Nul mieux que Mozart n’a exprimé cette rencontre de deux êtres, qui se dépouillent progressivement de leurs conditionnements pour atteindre cette plénitude. C’est dans La Flûte Enchantée que Tamino et Pamino passent par une suite d’épreuves initiatiques avant d’arriver à cette union authentique. Chacun guidera l’autre dans son domaine propre Yin ou Yang. Dans le merveilleux film d’Ingmar Bergman, qui vient de s’éteindre dans son île magique de Farò, c’est Tamino qui guide Pamina à travers les flammes redoutables du Yang, mais c’est Pamina qui aide Tamino à traverser les eaux profondes du Yin. Et puis, Mozart nous montre aussi la rencontre de deux êtres existentiels, frustes, qui n’aspirent nullement à cette transcendance, Papageno et Papagena. Papageno montre qu’il est prêt à tous les compromis pour se couler dans une vie sans histoire. En définitive, ils se marient, ont beaucoup d’enfants, sont heureux, et cela s’arrête là.
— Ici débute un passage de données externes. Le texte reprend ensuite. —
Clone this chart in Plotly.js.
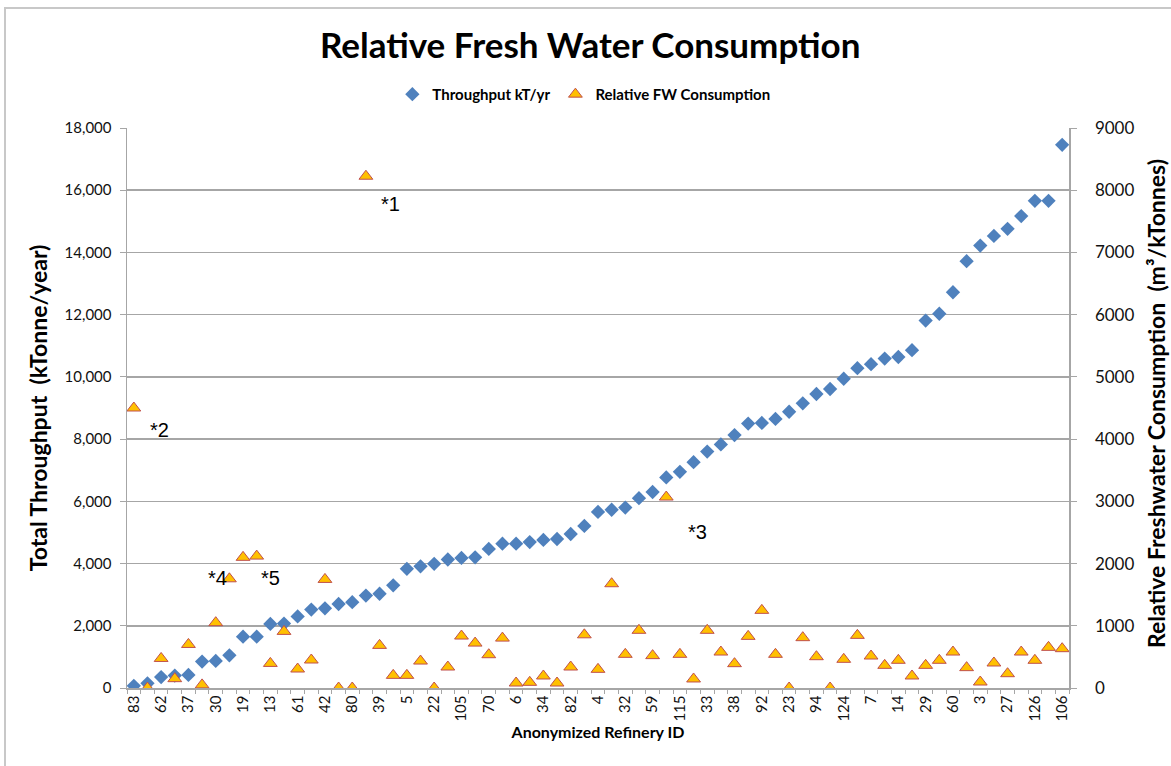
<!DOCTYPE html>
<html>
<head>
<meta charset="utf-8">
<script src="https://cdn.plot.ly/plotly-3.0.1.min.js"></script>
<style>
  html, body { margin: 0; padding: 0; background: #fff; overflow: hidden; }
  #chart { width: 1171px; height: 766px; }
  #frame { position: absolute; left: 4px; top: 7px; width: 1300px; height: 900px;
           border: 2px solid #c8c8c8; pointer-events: none; box-sizing: border-box; }
</style>
</head>
<body>
<div id="chart"></div>
<div id="frame"></div>
<script>
// Refinery labels shown on the axis (every second refinery)
const shownRefineryIds = ["83","62","37","30","19","13","61","42","80","39","5","22","105","70","6","34","82","4","32","59","115","33","38","92","23","94","124","7","14","29","60","3","27","126","106"];

// Throughput kT/yr (left axis), one per refinery in sorted order
const throughput = [70,150,350,400,420,850,870,1050,1650,1650,2060,2070,2300,2520,2560,2700,2760,2970,3030,3300,
  3830,3910,3990,4130,4180,4200,4470,4640,4640,4690,4760,4790,4950,5210,5660,5730,5800,6100,6300,6770,
  6950,7260,7600,7830,8130,8500,8520,8650,8880,9150,9450,9610,9940,10280,10410,10590,10640,10860,11810,12030,
  12720,13720,14220,14530,14760,15170,15660,15660,17460];

// Relative FW consumption m3/kTonnes (right axis)
const relativeFW = [4500,0,475,150,700,50,1050,1755,2100,2120,395,910,305,450,1745,0,0,8225,685,203,
  203,433,0,337,835,722,535,802,80,91,193,80,337,855,300,1676,541,927,520,3069,
  541,145,927,578,391,830,1248,541,0,809,503,0,461,846,514,364,445,193,364,445,
  578,327,96,402,230,578,445,653,632];

// Footnote markers
const noteLabels = ["*1","*2","*3","*4","*5"];
const noteX = [18.8, 1.9, 41.3, 6.1, 10.0];
const noteY = [15560, 8290, 5010, 3540, 3540];

const idx = throughput.map((_, i) => i);
const labelPos = shownRefineryIds.map((_, k) => 2 * k);
const boundaries = [];
for (let b = -0.5; b <= throughput.length - 0.5; b += 1) boundaries.push(b);

const FONT = "Lato, 'Open Sans', sans-serif";
const GRID = "#a6a6a6";

const traces = [
  {
    x: idx, y: throughput, type: "scatter", mode: "markers",
    name: "<b>Throughput kT/yr</b>",
    marker: { symbol: "diamond", size: 11, color: "#4F81BD", line: { width: 0 } },
    xaxis: "x", yaxis: "y"
  },
  {
    x: idx, y: relativeFW, type: "scatter", mode: "markers",
    name: "<b>Relative FW Consumption</b>",
    marker: { symbol: "triangle-up", size: 12, color: "#FFC000", line: { width: 1, color: "#C0504D" } },
    xaxis: "x", yaxis: "y2"
  },
  { // dummy trace to show boundary ticks on overlay axis
    x: [0], y: [null], type: "scatter", mode: "markers", showlegend: false, hoverinfo: "skip",
    xaxis: "x2", yaxis: "y"
  }
];

const annotations = noteLabels.map((t, k) => ({
  text: t, x: noteX[k], y: noteY[k], xref: "x", yref: "y",
  showarrow: false, font: { family: "Liberation Sans, Arial, sans-serif", size: 20, color: "#000" }
}));
annotations.push({
  text: "<b>Relative Freshwater Consumption &nbsp;(m³/kTonnes)</b>",
  xref: "paper", yref: "paper", x: 1, y: 0.5, xanchor: "center", yanchor: "middle",
  xshift: 87, yshift: 4, textangle: -90, showarrow: false,
  font: { family: FONT, size: 23, color: "#000" }
});

const layout = {
  width: 1171, height: 766,
  margin: { l: 127, r: 102, t: 128, b: 78 },
  paper_bgcolor: "#fff", plot_bgcolor: "#fff",
  font: { family: FONT, color: "#222" },
  showlegend: true,
  title: {
    text: "<b>Relative Fresh Water Consumption</b>",
    font: { family: FONT, size: 35, color: "#000" },
    x: 0.504, xanchor: "center", y: 0.94, yanchor: "middle"
  },
  legend: {
    orientation: "h", x: 0.485, xanchor: "center", y: 1.06, yanchor: "middle",
    font: { family: FONT, size: 15, color: "#000" },
    itemwidth: 20, tracegroupgap: 0
  },
  xaxis: {
    range: [-0.5, throughput.length - 0.5],
    tickmode: "array", tickvals: labelPos, ticktext: shownRefineryIds,
    tickangle: -90, ticks: "", showgrid: false, zeroline: false,
    showline: true, linecolor: GRID, linewidth: 1.5,
    tickfont: { family: FONT, size: 15, color: "#111" },
    title: { text: "<b>Anonymized Refinery ID</b>", font: { family: FONT, size: 16, color: "#000" }, standoff: 6 }
  },
  xaxis2: {
    overlaying: "x", matches: "x", range: [-0.5, throughput.length - 0.5],
    tickmode: "array", tickvals: boundaries, ticks: "outside", ticklen: 5,
    tickcolor: GRID, showticklabels: false, showgrid: false, zeroline: false, showline: false
  },
  yaxis: {
    range: [0, 18000], dtick: 2000, tickformat: ",d",
    showgrid: true, gridcolor: GRID, gridwidth: 1.5, zeroline: false,
    showline: true, linecolor: GRID, linewidth: 1.5,
    ticks: "outside", ticklen: 6, tickcolor: GRID, ticklabelstandoff: 5,
    tickfont: { family: FONT, size: 15, color: "#111" },
    title: { text: "<b>Total Throughput &nbsp;(kTonne/year)</b>", font: { family: FONT, size: 23, color: "#000" }, standoff: 10 }
  },
  yaxis2: {
    overlaying: "y", side: "right", range: [0, 9000], dtick: 1000, tickformat: "d",
    showgrid: false, zeroline: false,
    showline: true, linecolor: GRID, linewidth: 1.5,
    ticks: "outside", ticklen: 6, tickcolor: GRID, ticklabelstandoff: 15,
    tickfont: { family: FONT, size: 17, color: "#111" }
  },
  annotations: annotations
};

Plotly.newPlot("chart", traces, layout, { displayModeBar: false, staticPlot: true });
</script>
</body>
</html>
On leur souhaite de ne pas connaître d’épreuves trop perturbantes, il n’est pas sûr que leur union pourrait y résister. Mais Mozart ne nous dit rien de tel. Il se contente de le suggérer, comme je vous suggère de vous procurer le film de Bergman. C’est de l’eau vive, à chaque audition vous le découvrirez autrement et pourtant égal à lui-même dans son message d’amour : la rencontre de l’âme sœur.